Information supplied.
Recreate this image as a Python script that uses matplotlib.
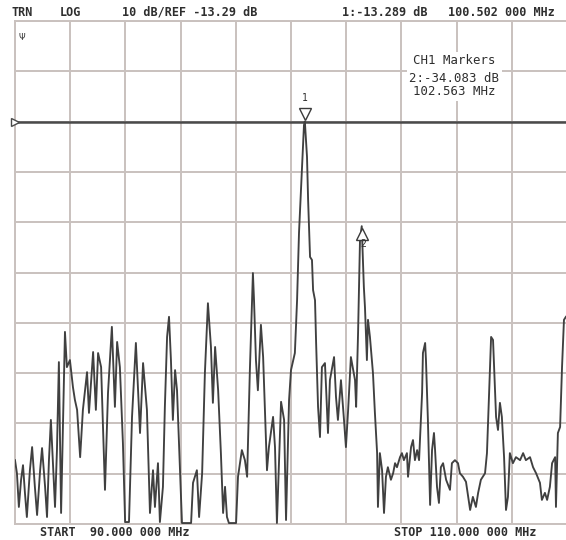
# Network analyzer trace screen (CH1, LOG, 10 dB/div)
import numpy as np
import matplotlib.pyplot as plt

start_mhz, stop_mhz = 90.0, 110.0
ref_db = -13.29
db_per_div = 10
marker_freq = [100.502, 102.563]
marker_db = [-13.289, -34.083]

freq = [90.00, 90.07, 90.14, 90.22, 90.29, 90.36, 90.43, 90.54, 90.62, 90.72,
        90.80, 90.91, 90.98, 91.09, 91.16, 91.23, 91.30, 91.38, 91.45, 91.52,
        91.59, 91.67, 91.81, 91.88, 91.99, 92.10, 92.17, 92.25, 92.36, 92.46,
        92.61, 92.68, 92.83, 92.93, 93.01, 93.12, 93.19, 93.26, 93.37, 93.51,
        93.62, 93.70, 93.80, 93.91, 93.99, 94.13, 94.24, 94.38, 94.53, 94.64,
        94.78, 94.89, 95.00, 95.07, 95.18, 95.25, 95.36, 95.43, 95.51, 95.58,
        95.65, 95.72, 95.80, 95.87, 95.98, 96.05, 96.38, 96.45, 96.59, 96.67,
        96.78, 96.88, 96.99, 97.10, 97.17, 97.25, 97.36, 97.46, 97.54, 97.61,
        97.68, 97.75, 98.01, 98.08, 98.22, 98.33, 98.41, 98.51, 98.62, 98.66,
        98.73, 98.80, 98.91, 98.99, 99.13, 99.20, 99.35, 99.42, 99.49, 99.64,
        99.75, 99.82, 99.93, 100.00, 100.14, 100.22, 100.29, 100.40, 100.47, 100.502,
        100.58, 100.62, 100.69, 100.76, 100.80, 100.87, 100.91, 100.98, 101.05, 101.12,
        101.23, 101.27, 101.34, 101.41, 101.56, 101.63, 101.70, 101.81, 101.92, 101.99,
        102.07, 102.17, 102.32, 102.36, 102.43, 102.50, 102.563, 102.64, 102.68, 102.75,
        102.79, 102.86, 102.97, 103.04, 103.12, 103.15, 103.22, 103.30, 103.37, 103.44,
        103.51, 103.62, 103.70, 103.77, 103.84, 103.95, 104.02, 104.09, 104.20, 104.24,
        104.35, 104.42, 104.49, 104.57, 104.64, 104.75, 104.78, 104.86, 104.89, 104.96,
        105.04, 105.11, 105.18, 105.22, 105.29, 105.36, 105.43, 105.51, 105.62, 105.76,
        105.83, 105.94, 106.05, 106.12, 106.23, 106.34, 106.49, 106.59, 106.70, 106.78,
        106.88, 107.03, 107.10, 107.17, 107.25, 107.32, 107.39, 107.43, 107.50, 107.57,
        107.64, 107.72, 107.79, 107.86, 107.93, 108.04, 108.15, 108.30, 108.41, 108.51,
        108.66, 108.77, 108.88, 109.02, 109.09, 109.20, 109.28, 109.38, 109.46, 109.57,
        109.60, 109.67, 109.75, 109.82, 109.89, 109.96]

level = [-80.6, -83.2, -89.9, -84.5, -81.6, -87.1, -91.9, -82.6, -78.0, -85.9,
         -91.5, -82.6, -78.2, -85.9, -91.9, -80.6, -72.6, -82.0, -89.9, -78.6,
         -61.1, -91.1, -55.1, -62.1, -60.7, -66.1, -68.6, -70.6, -80.0, -70.6,
         -63.1, -71.2, -59.1, -70.6, -59.3, -62.1, -74.0, -86.5, -67.2, -54.1,
         -70.0, -57.1, -62.1, -77.2, -92.9, -92.9, -72.0, -57.3, -75.2, -61.3,
         -70.6, -91.1, -82.6, -89.9, -81.2, -92.9, -85.9, -70.0, -56.1, -52.1,
         -60.7, -72.6, -62.7, -66.7, -83.2, -93.1, -93.1, -85.1, -82.6, -91.9,
         -83.2, -63.3, -49.4, -58.1, -69.2, -58.1, -66.7, -79.2, -91.1, -85.9,
         -91.9, -93.1, -93.1, -83.9, -78.6, -80.6, -83.9, -62.7, -43.4, -48.8,
         -60.7, -66.7, -53.7, -60.1, -82.6, -78.0, -72.0, -78.0, -93.1, -69.0,
         -72.6, -92.5, -68.6, -62.7, -59.3, -48.8, -35.4, -22.3, -14.0, -13.29,
         -20.3, -28.9, -40.2, -40.8, -46.8, -48.8, -57.3, -70.0, -76.0, -62.1,
         -61.3, -66.1, -75.2, -64.7, -60.1, -68.0, -72.6, -64.7, -72.6, -78.0,
         -70.6, -60.1, -64.7, -70.0, -55.3, -36.8, -34.08, -46.2, -50.2, -60.7,
         -52.7, -56.1, -63.3, -71.2, -79.2, -89.9, -79.2, -82.6, -91.1, -83.9,
         -82.0, -84.5, -83.2, -81.2, -82.0, -80.0, -79.2, -80.6, -79.2, -83.9,
         -78.0, -76.6, -80.6, -78.6, -80.6, -67.2, -59.3, -57.3, -60.7, -72.6,
         -89.5, -78.6, -75.2, -78.6, -85.9, -89.1, -82.0, -81.2, -84.5, -86.5,
         -81.2, -80.6, -81.2, -83.2, -83.9, -84.9, -90.5, -87.9, -89.9, -87.1,
         -84.5, -83.2, -79.2, -68.6, -56.1, -56.7, -66.1, -72.0, -74.6, -69.2,
         -72.0, -80.0, -90.5, -87.9, -79.2, -81.2, -80.0, -80.6, -79.2, -80.6,
         -80.0, -82.0, -83.2, -85.1, -88.5, -87.1, -88.5, -85.9, -81.2, -80.0,
         -89.9, -75.2, -74.0, -62.1, -52.7, -52.1]

# ── Screen layout ────────────────────────────────────────────────────────────
top_db = ref_db + 2 * db_per_div
bot_db = ref_db - 8 * db_per_div
txt = '#2e2e2e'
grid_c = '#c9c1be'
mono = 'DejaVu Sans Mono'

fig = plt.figure(figsize=(5.66, 5.40), dpi=100)
fig.patch.set_facecolor('white')
ax = fig.add_axes([15 / 566, 16 / 540, 552 / 566, 503 / 540])
ax.set_xlim(start_mhz, stop_mhz)
ax.set_ylim(bot_db, top_db)
ax.set_xticks(np.linspace(start_mhz, stop_mhz, 11))
ax.set_yticks(np.linspace(bot_db, top_db, 11))
ax.tick_params(length=0, labelbottom=False, labelleft=False)
ax.grid(True, color=grid_c, lw=1.4)
for s in ax.spines.values():
    s.set_color(grid_c)
    s.set_linewidth(1.4)

# reference line + left pointer
ax.axhline(ref_db, color='#4a4a4a', lw=1.8, zorder=3)
ax.plot([start_mhz], [ref_db], marker='>', ms=6, mfc='white', mec='#4a4a4a',
        mew=1.0, clip_on=False, zorder=4)

# trace
ax.plot(freq, level, color='#404040', lw=1.35, zorder=5)

# markers
ax.plot(marker_freq[0], marker_db[0] + 1.6, marker='v', ms=8, mfc='white',
        mec='#3a3a3a', mew=1.0, zorder=6)
ax.text(marker_freq[0], marker_db[0] + 3.6, '1', ha='center', va='bottom',
        fontsize=7, family=mono, color=txt, zorder=6)
ax.plot(marker_freq[1], marker_db[1] - 1.6, marker='^', ms=8, mfc='white',
        mec='#3a3a3a', mew=1.0, zorder=6)
ax.text(marker_freq[1] + 0.06, marker_db[1] - 2.6, '2', ha='center', va='top',
        fontsize=7, family=mono, color=txt, zorder=6)

# small channel symbol in the upper-left corner
ax.text(0.007, 0.968, 'Ψ', transform=ax.transAxes, fontsize=6, color=txt,
        ha='left', va='center')

# marker readout box
box = dict(facecolor='white', edgecolor='none', pad=2)
ax.text(0.796, 0.921, 'CH1 Markers', transform=ax.transAxes, fontsize=8.9,
        family=mono, color=txt, ha='center', va='center', bbox=box, zorder=7)
ax.text(0.796, 0.873, f'2:{marker_db[1]:.3f} dB\n{marker_freq[1]:.3f} MHz',
        transform=ax.transAxes, fontsize=8.9, family=mono, color=txt,
        ha='center', va='center', linespacing=1.0, bbox=box, zorder=7)

# header and footer annotations
kw = dict(fontsize=8.5, family=mono, color=txt, va='center', weight='bold')
fig.text(11 / 566, 1 - 12 / 540, 'TRN', **kw)
fig.text(60 / 566, 1 - 12 / 540, 'LOG', **kw)
fig.text(122 / 566, 1 - 12 / 540, f'{db_per_div} dB/REF {ref_db:.2f} dB', **kw)
fig.text(342 / 566, 1 - 12 / 540, f'1:{marker_db[0]:.3f} dB', **kw)
fig.text(555 / 566, 1 - 12 / 540, '100.502 000 MHz', ha='right', **kw)
fig.text(40 / 566, 1 - 532 / 540, 'START  90.000 000 MHz', **kw)
fig.text(537 / 566, 1 - 532 / 540, 'STOP 110.000 000 MHz', ha='right', **kw)

plt.savefig('out.png', dpi=100, facecolor='white')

Given request.
From the first line above to the line containing "marker_db = [-13.289, -34.083]", repeat each line exactly. Pictures stay out.

Correct answer.
Recreate this image as a Python script that uses matplotlib.
# Network analyzer trace screen (CH1, LOG, 10 dB/div)
import numpy as np
import matplotlib.pyplot as plt

start_mhz, stop_mhz = 90.0, 110.0
ref_db = -13.29
db_per_div = 10
marker_freq = [100.502, 102.563]
marker_db = [-13.289, -34.083]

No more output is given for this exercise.